The trade-off between Recall and Latency in HNSW
In HNSW, recall (how often the true nearest neighbors appear in the result set) and latency (time per query) are in tension. Higher recall usually requires visiting more nodes and doing more distance comparisons; that increases latency.
Summary
- Main query-time lever: efSearch (see defining efSearch). Build-time: efConstruction and M affect graph quality. Pick target recall or latency and tune parameters.
- Plot recall–latency curve for your dataset; for low latency use modest efSearch; for max recall increase efSearch at cost of p99.
- Pipeline: more candidates (efSearch) → more distance computations and heap ops → higher recall and higher latency; graph quality (M, efConstruction) shifts the curve.
- Trade-off: there is no free lunch—higher recall costs more time; a well-built graph lets you get good recall at lower efSearch.

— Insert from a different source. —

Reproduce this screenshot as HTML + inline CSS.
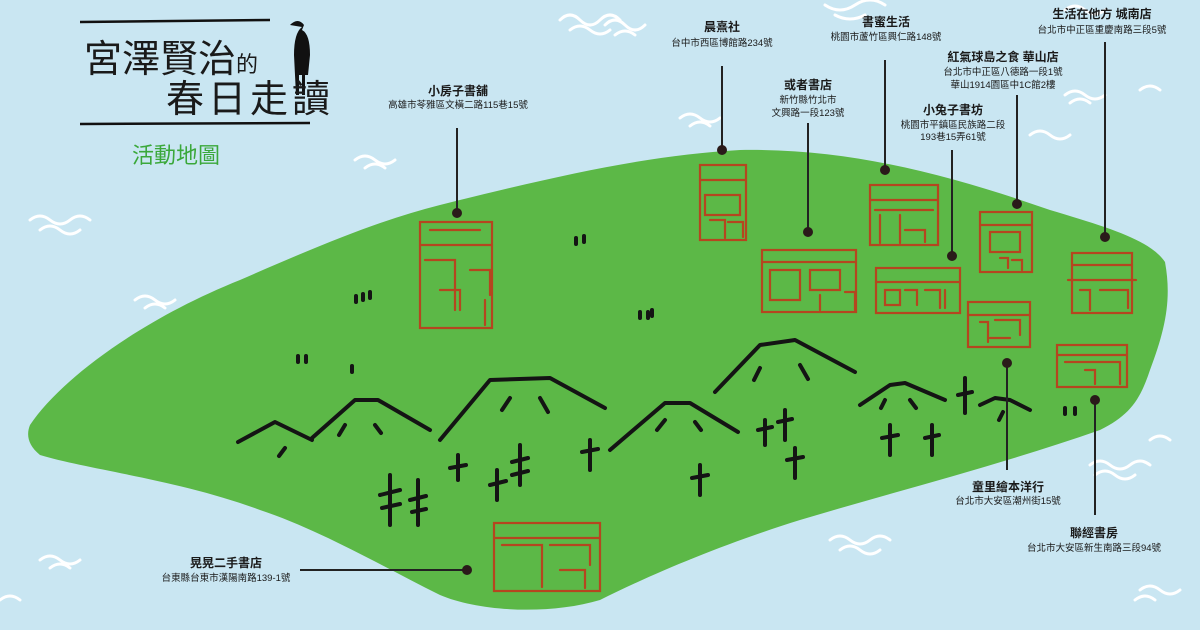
<!DOCTYPE html>
<html><head><meta charset="utf-8"><style>
body{margin:0;width:1200px;height:630px;overflow:hidden;background:#c9e6f2;font-family:"Liberation Sans","Noto Sans CJK TC",sans-serif}
svg{position:absolute;left:0;top:0}
</style></head><body>
<svg width="1200" height="630" viewBox="0 0 1200 630" xmlns="http://www.w3.org/2000/svg">
<rect width="1200" height="630" fill="#c9e6f2"/>
<g fill="none" stroke="#fff" stroke-width="3" stroke-linecap="round">
<path d="M560 20q10-10 20 0t20 0 20 0M570 30q10-8 20 0t20 0"/>
<path d="M605 25q10-10 20 0t20 0M615 35q10-8 20 0"/>
<path d="M825 5q15 10 30 0t30 0M835 15q15 8 30 0"/>
<path d="M1065 10q10-8 20 0t20 0"/>
<path d="M1065 95q10-8 20 0t20 0M1070 103q10-8 20 0"/>
<path d="M1140 90q10-8 20 0"/>
<path d="M680 118q10-8 20 0t20 0M690 126q10-8 20 0"/>
<path d="M355 160q10-8 20 0t20 0M365 168q10-8 20 0"/>
<path d="M30 220q10-8 20 0t20 0t20 0M40 230q10-8 20 0t20 0"/>
<path d="M135 300q10-8 20 0t20 0M145 308q10-8 20 0"/>
<path d="M1030 135q10-8 20 0t20 0"/>
<path d="M1090 465q10-8 20 0t20 0t20 0M1095 475q10-8 20 0t20 0"/>
<path d="M1150 440q10-8 20 0"/>
<path d="M830 540q10-8 20 0t20 0t20 0M840 550q10-8 20 0t20 0"/>
<path d="M660 550q10-8 20 0t20 0M670 558q10-8 20 0"/>
<path d="M1140 590q10-8 20 0t20 0M1135 600q10-8 20 0"/>
<path d="M40 560q10-8 20 0t20 0M50 568q10-8 20 0"/>
<path d="M0 600q10-8 20 0"/>
</g>
<path d="M30 425 C60 380 140 320 240 280 C320 245 380 220 440 205 C560 175 650 155 740 150 C850 148 950 175 1050 210 C1110 228 1150 240 1165 262 C1172 300 1165 330 1150 370 C1140 400 1130 415 1100 430 C1000 465 900 490 800 520 C720 545 650 575 600 600 C550 615 480 612 440 595 C380 565 320 530 260 510 C180 480 90 470 40 455 C28 445 26 435 30 425Z" fill="#5cb847"/>
<g fill="none" stroke="#b5461f" stroke-width="2.2" stroke-linecap="round">
<rect x="420" y="222" width="72" height="106"/><path d="M420 245h72M430 230h50M425 260h30v50M470 270h20v25M440 290h20v20M485 300v25"/>
<rect x="700" y="165" width="46" height="75"/><path d="M700 180h46M705 195h35v20h-35zM710 220h15v18M728 222h15v15"/>
<rect x="762" y="250" width="94" height="62"/><path d="M762 262h94M770 270h30v30h-30zM810 270h30v20h-30zM820 295v15M845 292h10v18"/>
<rect x="870" y="185" width="68" height="60"/><path d="M870 200h68M875 210h58M880 215v28M900 215v28M905 230h20v12"/>
<rect x="876" y="268" width="84" height="45"/><path d="M876 282h84M885 290h15v15h-15zM905 290h12v15M925 290h15v18M945 290v18"/>
<rect x="980" y="212" width="52" height="60"/><path d="M980 225h52M990 232h30v20h-30zM1000 258h8v10M1012 260h10v10"/>
<rect x="968" y="302" width="62" height="45"/><path d="M968 315h62M980 322h8v20M995 320h25v15M990 338h20"/>
<rect x="1072" y="253" width="60" height="60"/><path d="M1072 265h60M1068 280h68M1080 290h10v20M1100 290h28v18"/>
<rect x="1057" y="345" width="70" height="42"/><path d="M1057 355h70M1065 362h55v22M1085 370h10v14"/>
<rect x="494" y="523" width="106" height="68"/><path d="M494 538h106M502 545h40v42M550 545h40v20M560 570h25v18"/>
</g>
<g fill="none" stroke="#141414" stroke-width="4" stroke-linecap="round" stroke-linejoin="round">
<path d="M238 442 L275 422 L312 440"/><path d="M312 438 L355 400 L378 400 L430 430"/>
<path d="M440 440 L490 380 L550 378 L605 408"/><path d="M610 450 L665 403 L690 403 L738 432"/>
<path d="M715 392 L760 345 L795 340 L855 372"/><path d="M860 405 L890 385 L905 383 L945 400"/>
<path d="M980 405 L995 398 L1010 400 L1030 410"/>
<path d="M285 448 l-6 8M345 425 l-6 10M375 425 l6 8M510 398 l-8 12M540 398 l8 14M665 420 l-8 10M695 422 l6 8M760 368 l-6 12M800 365 l8 14M885 400 l-4 8M910 400 l6 8M1003 412 l-4 8"/>
<path d="M390 475v50M380 495l20-5M382 508l18-4M418 480v45M410 500l16-4M412 512l14-3M458 455v25M450 468l16-3M497 470v30M490 485l16-4M520 445v40M512 462l16-4M512 475l16-4M590 440v30M582 452l16-3M700 465v30M692 478l16-3M765 420v25M758 430l14-3M785 410v30M778 422l14-3M795 448v30M787 460l16-3M890 425v30M882 438l16-3M932 425v30M925 438l14-3M965 378v35M958 395l14-3"/>
<path d="M576 238v6M584 236v6M356 296v6M363 294v6M370 292v6M640 312v6M648 312v6M652 310v6M298 356v6M306 356v6M352 366v6M1065 408v6M1075 408v6"/>
</g>
<g stroke="#222" stroke-width="2">
<line x1="457" y1="128" x2="457" y2="213"/><line x1="722" y1="66" x2="722" y2="150"/>
<line x1="808" y1="123" x2="808" y2="232"/><line x1="885" y1="60" x2="885" y2="170"/>
<line x1="952" y1="150" x2="952" y2="256"/><line x1="1017" y1="95" x2="1017" y2="204"/>
<line x1="1105" y1="42" x2="1105" y2="237"/><line x1="1007" y1="363" x2="1007" y2="470"/>
<line x1="1095" y1="400" x2="1095" y2="515"/><line x1="300" y1="570" x2="467" y2="570"/>
</g>
<g fill="#2a1a1a">
<circle cx="457" cy="213" r="5"/><circle cx="722" cy="150" r="5"/><circle cx="808" cy="232" r="5"/><circle cx="885" cy="170" r="5"/><circle cx="952" cy="256" r="5"/><circle cx="1017" cy="204" r="5"/><circle cx="1105" cy="237" r="5"/><circle cx="1007" cy="363" r="5"/><circle cx="1095" cy="400" r="5"/><circle cx="467" cy="570" r="5"/>
</g>
<g stroke="#111" stroke-width="2.5"><line x1="80" y1="22" x2="270" y2="20"/><line x1="80" y1="124" x2="310" y2="123"/></g>
<path d="M290 25 q8-8 14 0 l-2 5 q8 4 8 25 l-2 20 l-3 0 v20 h-3 v-20 h-3 v20 h-3 l-2-40 q0-22 8-28z" fill="#111"/>
<g font-family="'Liberation Sans','Noto Sans CJK TC',sans-serif" fill="#1a1a1a">
<text x="84" y="72" font-size="38">宮澤賢治<tspan font-size="22">的</tspan></text>
<text x="166" y="112" font-size="38" letter-spacing="4">春日走讀</text>
<text x="132" y="163" font-size="22" fill="#3aa83a">活動地圖</text>
<g text-anchor="middle" font-size="9.5">
<text x="458" y="95" font-size="12" font-weight="bold">小房子書舖</text><text x="458" y="108">高雄市苓雅區文橫二路115巷15號</text>
<text x="722" y="31" font-size="12" font-weight="bold">晨熹社</text><text x="722" y="46">台中市西區博館路234號</text>
<text x="886" y="26" font-size="12" font-weight="bold">書蜜生活</text><text x="886" y="40">桃園市蘆竹區興仁路148號</text>
<text x="1102" y="18" font-size="12" font-weight="bold">生活在他方 城南店</text><text x="1102" y="33">台北市中正區重慶南路三段5號</text>
<text x="1003" y="61" font-size="12" font-weight="bold">紅氣球島之食 華山店</text><text x="1003" y="75">台北市中正區八德路一段1號</text><text x="1003" y="88">華山1914園區中1C館2樓</text>
<text x="808" y="89" font-size="12" font-weight="bold">或者書店</text><text x="808" y="103">新竹縣竹北市</text><text x="808" y="116">文興路一段123號</text>
<text x="953" y="114" font-size="12" font-weight="bold">小兔子書坊</text><text x="953" y="128">桃園市平鎮區民族路二段</text><text x="953" y="140">193巷15弄61號</text>
<text x="1008" y="491" font-size="12" font-weight="bold">童里繪本洋行</text><text x="1008" y="504">台北市大安區潮州街15號</text>
<text x="1094" y="537" font-size="12" font-weight="bold">聯經書房</text><text x="1094" y="551">台北市大安區新生南路三段94號</text>
<text x="226" y="567" font-size="12" font-weight="bold">晃晃二手書店</text><text x="226" y="581">台東縣台東市漢陽南路139-1號</text>
</g></g>
</svg>
</body></html>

Parameters that drive the trade-off
The main lever at query time is efSearch: a larger candidate list during the greedy search tends to improve recall@K but increases work per query and thus latency. At build time, efConstruction and M affect graph quality: higher values generally yield better recall for a given efSearch but use more memory and build time. So you can “spend” build-time cost (efConstruction, M) to get a better graph, which then lets you achieve the same recall with a lower efSearch and thus lower query latency.
M also affects query latency directly: more neighbors per node means more candidates to expand at each hop, so higher M can increase query time as well as memory. Balancing M for recall vs. latency and memory is part of tuning.
Pipeline: from efSearch to recall and latency
The query pipeline expands a candidate set of size up to efSearch. Larger efSearch means more nodes are considered, more distance computations, and more heap operations—so recall tends to go up and latency goes up. Graph quality (from M and efConstruction) determines how quickly the search finds good candidates; a better graph means you can reach the same recall with a smaller efSearch, shifting the recall–latency curve in your favor.
Tuning in practice
Tuning involves picking a target recall or latency and adjusting efSearch (and if needed, efConstruction and M) to meet it. The recall–latency trade-off curve is often plotted for a dataset to choose an operating point: fix k, run queries at several efSearch values, measure recall@k and latency (e.g. p50, p99), then plot and pick. For low-latency serving, use a modest efSearch and accept slightly lower recall; for maximum recall (e.g. offline evaluation), increase efSearch at the cost of higher p99 latency.
The curve is dataset-dependent: dimension, distribution, and size all affect how much efSearch you need for a given recall; always benchmark on your data.
Trade-offs and practical tips
Trade-off summary: recall and latency are in tension; a well-built graph (high efConstruction, good M) lets you get high recall with moderate efSearch, but beyond that more recall needs more efSearch and more time. Practical tip: measure recall@k and latency (p50, p99) for a range of efSearch values; choose the smallest efSearch that meets your recall target so latency stays within SLA.
Frequently Asked Questions
Can I have high recall and low latency?
Up to a point. A well-built graph (high efConstruction, good M) lets you get high recall with a moderate efSearch; beyond that, more recall needs more efSearch and more time.
Does M affect latency?
Yes. Higher M means more neighbors to expand at each hop, so query time can increase. Balance M for recall vs. latency and memory.
How do I measure the trade-off?
Fix k, run queries at several efSearch values, measure recall@k and latency; plot and pick an operating point.
Is the curve dataset-dependent?
Yes. Dimension, distribution, and size all affect how much efSearch you need for a given recall; always benchmark on your data.